8/10
It really should come as no great shock to find about 49 "shades of Grey" . . .
29 March 2019
Warning: Spoilers
. . . embedded within THE WORKING MAN. After all, literary historians long have debated other flash-in-the-pan "one-hit wonders" lady writers who seemingly "come out of nowhere" to suddenly top best-seller lists without paying their dues as journeyman scribblers. (The consensus of expert wordsmith sleuths is that "Truman Capote" actually wrote TO KILL A MOCKINGBIRD, for instance, and that "Zane Grey" probably dashed off GONE WITH THE WIND on his 400-foot "fishing yacht.") Which brings us to THE WORKING MAN, and its template for 50 SHADES. This beta version of a manipulative mogul stars "Bette Davis"--famous for WHAT EVER HAPPENED TO BABY JANE?--as "Jane Grey." Not unlike the matter of the "magnum opus" of the originally self-published business saga attributed to "Ms. James," WORKING MAN revolves around an older "John" showing naïve Jane the ropes, so to speak, in the Modern World of Making Money. Like 50 SHADES, "49 Shades" features tons of sexual innuendo and hints of impending incest (albeit once-removed).

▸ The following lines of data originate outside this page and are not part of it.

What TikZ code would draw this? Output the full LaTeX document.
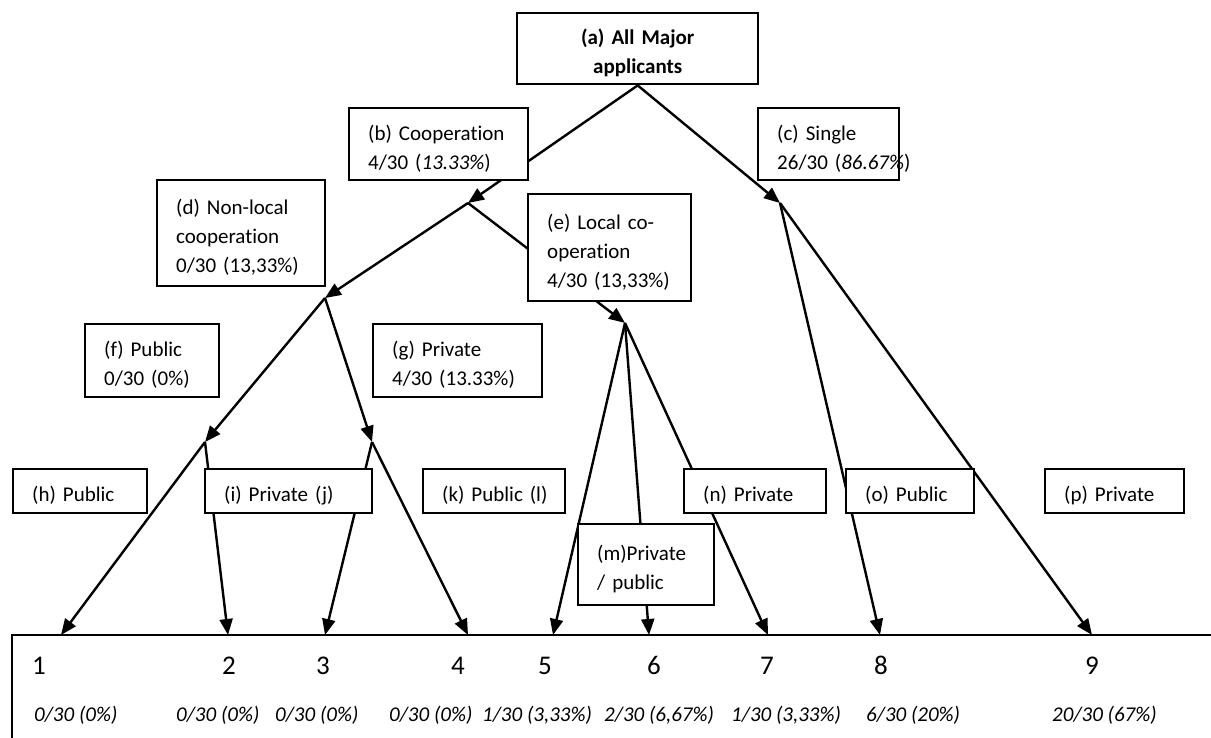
\documentclass[tikz,border=0pt]{standalone}
\usepackage{fontspec}
\setmainfont[Ligatures=CommonOff]{Carlito}
\usepackage{tikz}
\usetikzlibrary{arrows.meta, positioning}

\newcommand{\boxfont}{\fontsize{21}{29}\selectfont}
\newcommand{\numfont}{\fontsize{27}{32}\selectfont}

\begin{document}
\begin{tikzpicture}[
    x=1pt, y=-1pt,
    box/.style={draw, line width=2.4pt, fill=white, anchor=north west, align=left, inner xsep=19pt, inner ysep=0pt, font=\boxfont, execute at begin node={\rule{0pt}{24pt}}},
    link/.style={line width=2.4pt, -{Triangle[length=16pt, width=13pt]}},
    count/.style={font=\numfont, anchor=base, inner sep=0pt},
    share/.style={anchor=base west, font=\boxfont\itshape, inner sep=0pt}
]
    \useasboundingbox (0,0) rectangle (1211,738);

    \node[box, align=center, text width=203pt, minimum height=71pt, font=\boxfont\bfseries] (a) at (516,12) {(a) All Major\\applicants};

    % branching points
    \coordinate (coop) at (468,203);
    \coordinate (single) at (780,203);
    \coordinate (nonlocal) at (325,298);
    \coordinate (local) at (625,323);
    \coordinate (nlpublic) at (205,442);
    \coordinate (nlprivate) at (372,442);
    \foreach \i/\x in {1/61, 2/228, 3/325, 4/468, 5/553, 6/649, 7/768, 8/880, 9/1092}
        \coordinate (t\i) at (\x,635);

    % connectors
    \draw[link] (a.south) -- (coop);
    \draw[link] (a.south) -- (single);
    \draw[link] (coop) -- (nonlocal);
    \draw[link] (coop) -- (local);
    \draw[link] (nonlocal) -- (nlpublic);
    \draw[link] (nonlocal) -- (nlprivate);
    \draw[link] (nlpublic) -- (t1);
    \draw[link] (nlpublic) -- (t2);
    \draw[link] (nlprivate) -- (t3);
    \draw[link] (nlprivate) -- (t4);
    \draw[link] (local) -- (t5);
    \draw[link] (local) -- (t6);
    \draw[link] (local) -- (t7);
    \draw[link] (single) -- (t8);
    \draw[link] (single) -- (t9);

    % category boxes
    \node[box, text width=141pt, minimum height=72pt] (b) at (348,107) {(b) Cooperation\\4/30 (\textit{13.33\%})};
    \node[box, text width=103pt, minimum height=72pt] (c) at (757,107) {(c) Single\\\mbox{26/30 (\textit{86.67\%})}};
    \node[box, text width=130pt, minimum height=106pt] (d) at (156,179) {(d) Non-local\\cooperation\\0/30 (13,33\%)};
    \node[box, text width=125pt, minimum height=107pt] (e) at (527,193) {(e) Local co-\\operation\\\mbox{4/30 (13,33\%)}};
    \node[box, text width=96pt, minimum height=73pt] (f) at (84,323) {(f) Public\\0/30 (0\%)};
    \node[box, text width=131pt, minimum height=73pt] (g) at (372,323) {(g) Private\\4/30 (13.33\%)};
    \node[box, text width=96pt, minimum height=44pt] (h) at (12,468) {(h) Public};
    \node[box, text width=129pt, minimum height=44pt] (i) at (204,468) {(i) Private (j)};
    \node[box, text width=104pt, minimum height=44pt] (k) at (422,468) {\mbox{(k) Public (l)}};
    \node[box, text width=98pt, minimum height=81pt] (m) at (577,523) {(m)Private\\/ public};
    \node[box, text width=104pt, minimum height=44pt] (n) at (683,468) {(n) Private};
    \node[box, text width=90pt, minimum height=44pt] (o) at (845,468) {(o) Public};
    \node[box, text width=101pt, minimum height=44pt] (p) at (1044,468) {(p) Private};

    % outcome frame
    \draw[line width=2.4pt] (1211,635) -- (12,635) -- (12,738);
    \foreach \i/\x in {1/39, 2/229, 3/323, 4/458, 5/545, 6/654, 7/767, 8/881, 9/1092}
        \node[count] (n\i) at (\x,674) {\i};
    \node[share] (s1) at (34,721) {0/30 (0\%)};
    \node[share] (s2) at (176,721) {0/30 (0\%)};
    \node[share] (s3) at (275,721) {0/30 (0\%)};
    \node[share] (s4) at (389,721) {0/30 (0\%)};
    \node[share] (s5) at (482,721) {1/30 (3,33\%)};
    \node[share] (s6) at (604,721) {2/30 (6,67\%)};
    \node[share] (s7) at (731,721) {1/30 (3,33\%)};
    \node[share] (s8) at (866,721) {6/30 (20\%)};
    \node[share] (s9) at (1052,721) {20/30 (67\%)};
\end{tikzpicture}
\end{document}
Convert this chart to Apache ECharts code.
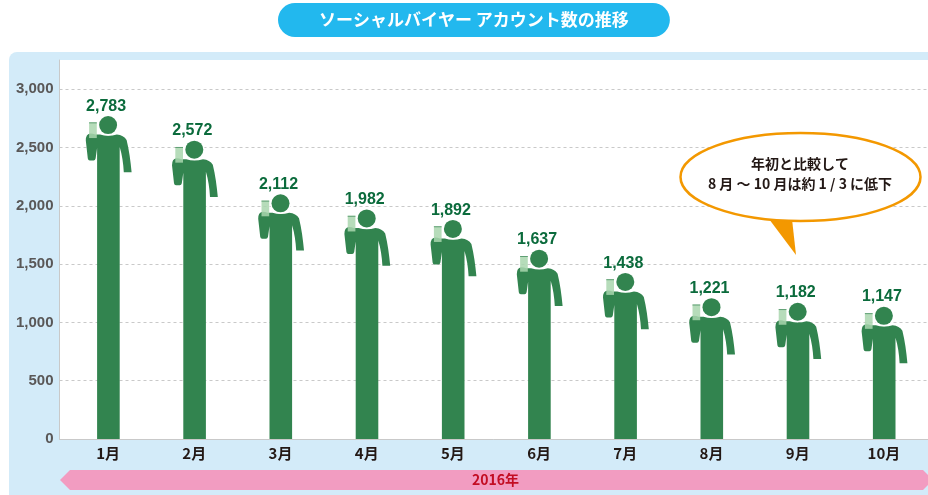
<!DOCTYPE html>
<html lang="ja">
<head>
<meta charset="utf-8">
<title>ソーシャルバイヤー アカウント数の推移</title>
<script src="https://cdn.jsdelivr.net/npm/echarts@6/dist/echarts.min.js"></script>
<style>
  html, body { margin: 0; padding: 0; background: #fff; }
  #chart { width: 928px; height: 495px; }
</style>
</head>
<body>
<div id="chart"></div>
<script>
const titleText = "ソーシャルバイヤー アカウント数の推移";
const months = ["1月", "2月", "3月", "4月", "5月", "6月", "7月", "8月", "9月", "10月"];
const accounts = [2783, 2572, 2112, 1982, 1892, 1637, 1438, 1221, 1182, 1147];
const yearLabel = "2016年";
const calloutLines = ["年初と比較して", "8 月 ～ 10 月は約 1 / 3 に低下"];
const yMax = 3250;
const yStep = 500;

const jpFont = '"Noto Sans CJK JP", sans-serif';
const numFont = '"Liberation Sans", Arial, sans-serif';
const green = "#32844f";

const chart = echarts.init(document.getElementById("chart"));

// one person: head sits on the value, body runs down to the axis
const renderPerson = (params, api) => {
  const idx = api.value(0);
  const val = api.value(1);
  const top = api.coord([idx, val]);
  const base = api.coord([idx, 0]);
  const cx = top[0];
  const cy = top[1] + 10.6;
  const b = base[1] - cy;
  const bodyPath = `M -8 9.5 Q 0 12 8.7 9.5 Q 15.5 10 18.5 15 C 21 25 22.5 36 23.5 47.3 L 15.7 47.3
    C 15.2 38 14 30 11.6 22 L 11.6 ${b} L -11 ${b} L -11 23 L -12.5 33.5 Q -13 35.5 -14.5 35.5
    L -18.3 35.5 Q -20 35.5 -20.3 33.5 L -22.3 15.5 Q -22.3 9 -18 8.5 Q -15 8.5 -13 9.5 Z`;
  return {
    type: "group",
    x: cx,
    y: cy,
    children: [
      {
        type: "path",
        shape: { pathData: bodyPath },
        style: { fill: green },
      },
      {
        type: "rect",
        shape: { x: -19, y: -2.7, width: 7.7, height: 15.7 },
        style: { fill: "#a9d6ae", opacity: 0.85 },
      },
      {
        type: "rect",
        shape: { x: -19, y: -2.7, width: 7.7, height: 1 },
        style: { fill: "#5f9f74" },
      },
      {
        type: "circle",
        shape: { cx: 0, cy: 0, r: 10.4 },
        style: { fill: "#fff" },
      },
      {
        type: "circle",
        shape: { cx: 0, cy: 0, r: 9 },
        style: { fill: green },
      },
      {
        type: "text",
        style: {
          x: -2,
          y: -18.8,
          text: echarts.format.addCommas(val),
          fill: "#0b6b3c",
          font: `bold 16px ${numFont}`,
          align: "center",
          verticalAlign: "middle",
        },
      },
    ],
  };
};

const option = {
  animation: false,
  title: {
    text: titleText,
    left: 278,
    top: 3,
    padding: [8, 41, 8, 41],
    backgroundColor: "#22b8ee",
    borderRadius: 17,
    textStyle: {
      color: "#fff",
      fontFamily: jpFont,
      fontWeight: "bold",
      fontSize: 17,
      lineHeight: 18,
    },
  },
  // first grid carries the white plot and the y axis, second one the month bands
  grid: [
    { left: 59.5, top: 60, width: 868.5, height: 379, show: true, backgroundColor: "#fff", borderWidth: 0 },
    { left: 65, top: 60, width: 862, height: 379 },
  ],
  xAxis: [
    {
      gridIndex: 0,
      type: "category",
      data: months,
      axisLine: { show: true, lineStyle: { color: "#c9c9c9", width: 1 } },
      axisTick: { show: false },
      axisLabel: { show: false },
      splitLine: { show: false },
    },
    {
      gridIndex: 1,
      type: "category",
      data: months,
      axisLine: { show: false },
      axisTick: { show: false },
      axisLabel: {
        margin: 7,
        color: "#231815",
        fontFamily: jpFont,
        fontWeight: "bold",
        fontSize: 15,
      },
    },
  ],
  yAxis: [
    {
      gridIndex: 0,
      type: "value",
      min: 0,
      max: yMax,
      interval: yStep,
      axisLine: { show: true, lineStyle: { color: "#c9c9c9", width: 1 } },
      axisTick: { show: false },
      axisLabel: {
        showMaxLabel: false,
        margin: 6,
        padding: [2, 0, 0, 0],
        color: "#595757",
        fontFamily: numFont,
        fontWeight: "bold",
        fontSize: 15,
      },
      splitLine: {
        show: true,
        showMaxLine: false,
        showMinLine: false,
        lineStyle: { color: "#c9c9c9", type: [3, 3], width: 1 },
      },
    },
    {
      gridIndex: 1,
      type: "value",
      min: 0,
      max: yMax,
      interval: yStep,
      show: false,
    },
  ],
  series: [
    {
      name: "アカウント数",
      type: "custom",
      xAxisIndex: 1,
      yAxisIndex: 1,
      encode: { x: 0, y: 1 },
      data: accounts.map((v, i) => [i, v]),
      renderItem: renderPerson,
      silent: true,
    },
  ],
  graphic: [
    {
      type: "rect",
      z: -10,
      shape: { x: 9, y: 52, width: 930, height: 460, r: 8 },
      style: { fill: "#d3ebf9" },
    },
    {
      type: "polygon",
      z: 20,
      shape: { points: [[60, 480], [70, 470], [923, 470], [928, 475], [928, 485], [923, 490], [70, 490]] },
      style: { fill: "#f29cc1" },
    },
    {
      type: "text",
      z: 21,
      style: {
        x: 495.5,
        y: 480,
        text: yearLabel,
        fill: "#c30d23",
        font: `bold 14px ${jpFont}`,
        align: "center",
        verticalAlign: "middle",
      },
    },
    {
      type: "polygon",
      z: 20,
      shape: { points: [[769, 219], [792, 219], [796, 255]] },
      style: { fill: "#f39800" },
    },
    {
      type: "ellipse",
      z: 21,
      shape: { cx: 800.5, cy: 177, rx: 120, ry: 44 },
      style: { fill: "#fff", stroke: "#f39800", lineWidth: 2.5 },
    },
    {
      type: "text",
      z: 22,
      style: {
        x: 800,
        y: 164,
        text: calloutLines[0],
        fill: "#231815",
        font: `bold 14px ${jpFont}`,
        align: "center",
        verticalAlign: "middle",
      },
    },
    {
      type: "text",
      z: 22,
      style: {
        x: 800,
        y: 184,
        text: calloutLines[1],
        fill: "#231815",
        font: `bold 14px ${jpFont}`,
        align: "center",
        verticalAlign: "middle",
      },
    },
  ],
};

chart.setOption(option);
</script>
</body>
</html>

However, since WORKING MAN is a Black & White film, there is no "Red Room," and the ecclesiastic censors of the 1930s prevent "49 Shades" from approaching NC-17 territory as closely as does the later adaptation. On the plus side, "49 Shades" teaches viewers a lot more about John's shoe business than 50 SHADES has managed to do regarding Christian's publishing foray (despite having only a tiny fraction of that over-hyped trilogy's running time). The bottom line is that Ms. James only needed throw in a few whips to the plot of THE WORKING MAN to make her plagiarized story one shade darker.